# Working horse questions



## Left Hand Percherons (Feb 1, 2011)

If it's shoe sucking off mud than any horse is going to have trouble moving any wagon. The mud will build up on the wheels to the point that they won't turn. In snow with a sled, a horse could easily move hay up a hill. If you can do it with a single horse or need a team is going to depend upon the weight of the load. Taking a 1500# round bale up a hill will take a team. If you're only moving a few small squares (in the mud) one horse should be able to do it. Fashion some type of skiff out of rubber or aluminum that will slide on top of the mud and not sink in. (no runners or wheels to sink in).
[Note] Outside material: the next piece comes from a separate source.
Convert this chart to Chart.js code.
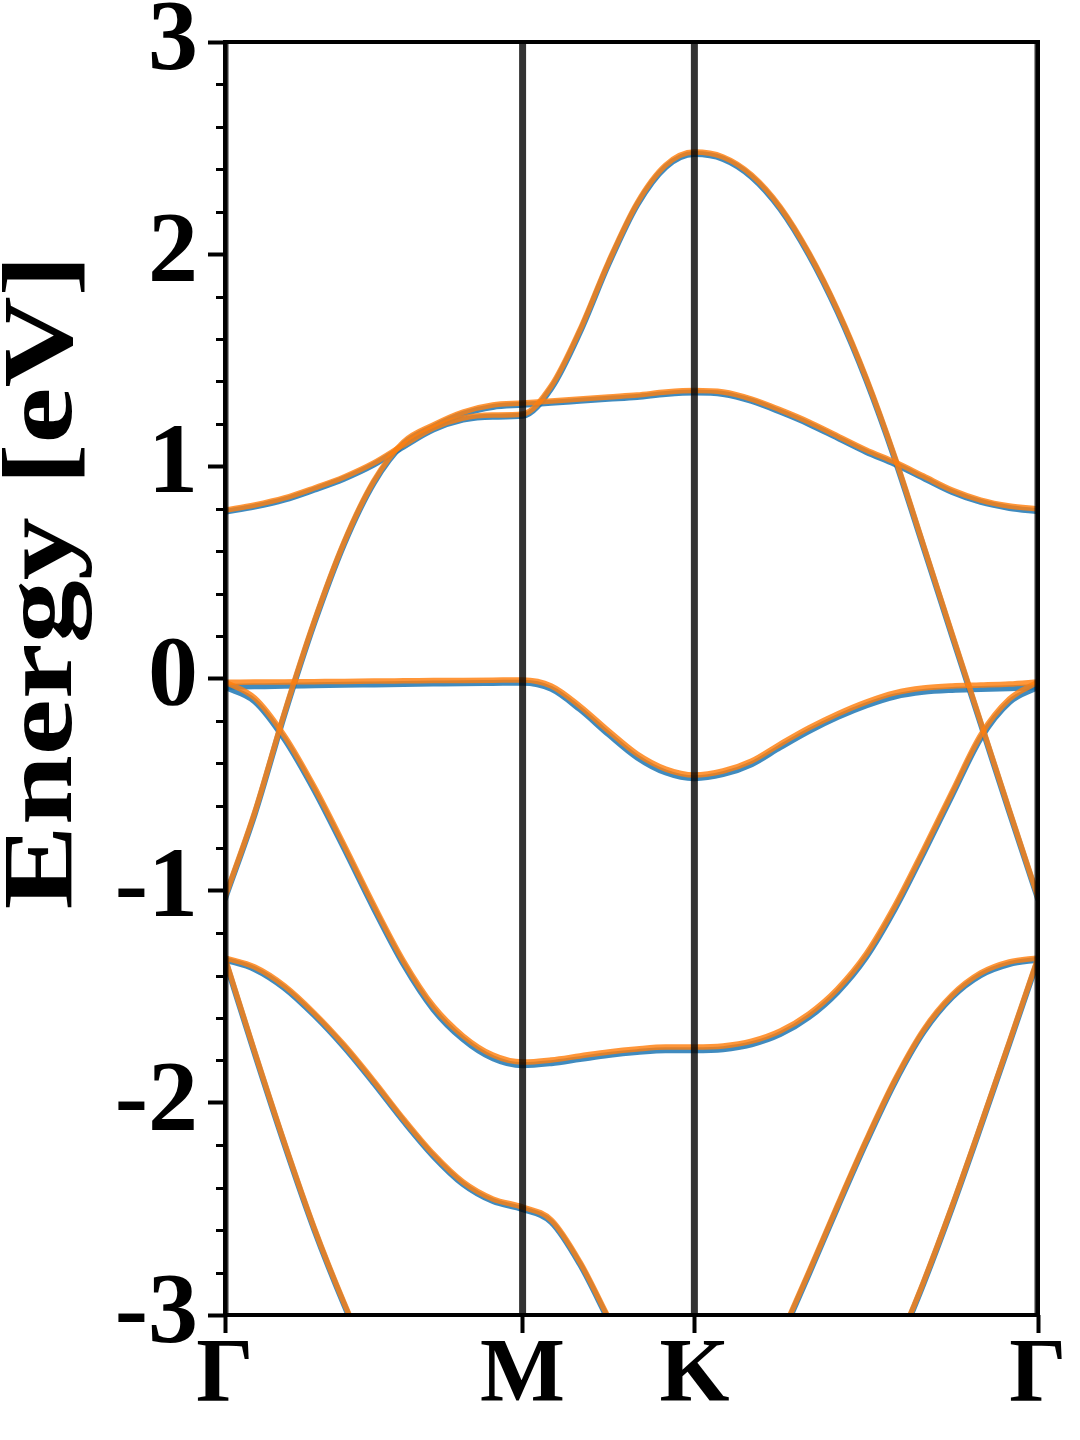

Don't underestimate the pulling power of ponies. My Fjord can outpull every draft he's come up against.


----------



## churumbeque (Dec 20, 2009)

If you get a jon boat you can go fishing also. An air boat might possibly fly across the mud. How about big foot. so you can stay on top of the mud


----------



## Phly (Nov 14, 2012)

The MUDs not really deep or clay like. It's more greasy and there is a solid base under. That's why it's so hard with a truck or even tracked machines. It's just slimy. That's what got me thinking about a boat.
_Posted via Mobile Device_


----------



## Lilley (Dec 13, 2011)

A hafflinger is a small draft and pretty powerful. Consider that breed. We have 2.


----------



## Phly (Nov 14, 2012)

I have considered hafys. Actually, there's A Haflinger breeder maybe a 1/2 mile from our house. They have at least 50 head during summer.
_Posted via Mobile Device_


----------



## jimmy (Aug 26, 2009)

what ever you decide on ,you might think about one with a wind on brake so if your walking at the side of the cart and you think the horse is in trouble you can apply it and stop the weight pulling him back


----------



## Clayton Taffy (May 24, 2011)

I do not think a Hafflinger could pull a 1500# round bale up a hill, in the mud.
I think you need to rethink this plan.


----------



## michaelvanessa (Apr 25, 2012)

*useing horses to haul bales of hay*

ill be honest i would agree with taffy clayton and rethink your stratagy on that one the only problem with a boat or a slead would be if it runaway on a hill and if it would drag the horse down if you had no controle over it.
as history with horses in warfair hauling loads in mud should be looked at.
ok you said its like a rice pudding on top and hard underneath you have tryed with a 4x4 truck and a caterpiller machine with no sucess the other issues are will the horse or horses get enough traction will thay slip with a load to or are thay going to be shod with shoes were you can fit studs.
i think you might have to have a long think there my frend.
if it was my money i would build a track to the feilds were the hay has to go so it can be deliverd machaniley.
as i think the horses would flounder trying to get traction on that terain.


----------



## 4horses (Nov 26, 2012)

Why not wait til the dry season and put in some loads of dirt?


----------



## Phly (Nov 14, 2012)

I am laying stone, well #4 crushed concrete. My thinking is, it might be fun and usefull to have the horse powered option. My first thought was Percheron, I know where there's a few cheap. Actually a pair of dappled sister mares are available, they pull great together, just aren't as big as the owner wants for competitive pulling. Thank y'all for pointing out the risks and concers. Some of which I was aware of and and few that made me think. I'm still considering a pulling/ cart horse and would still like the option of moving hay, among other things, with said horse or horses. Please do keep posting your suggestions and comments.
_Posted via Mobile Device_


----------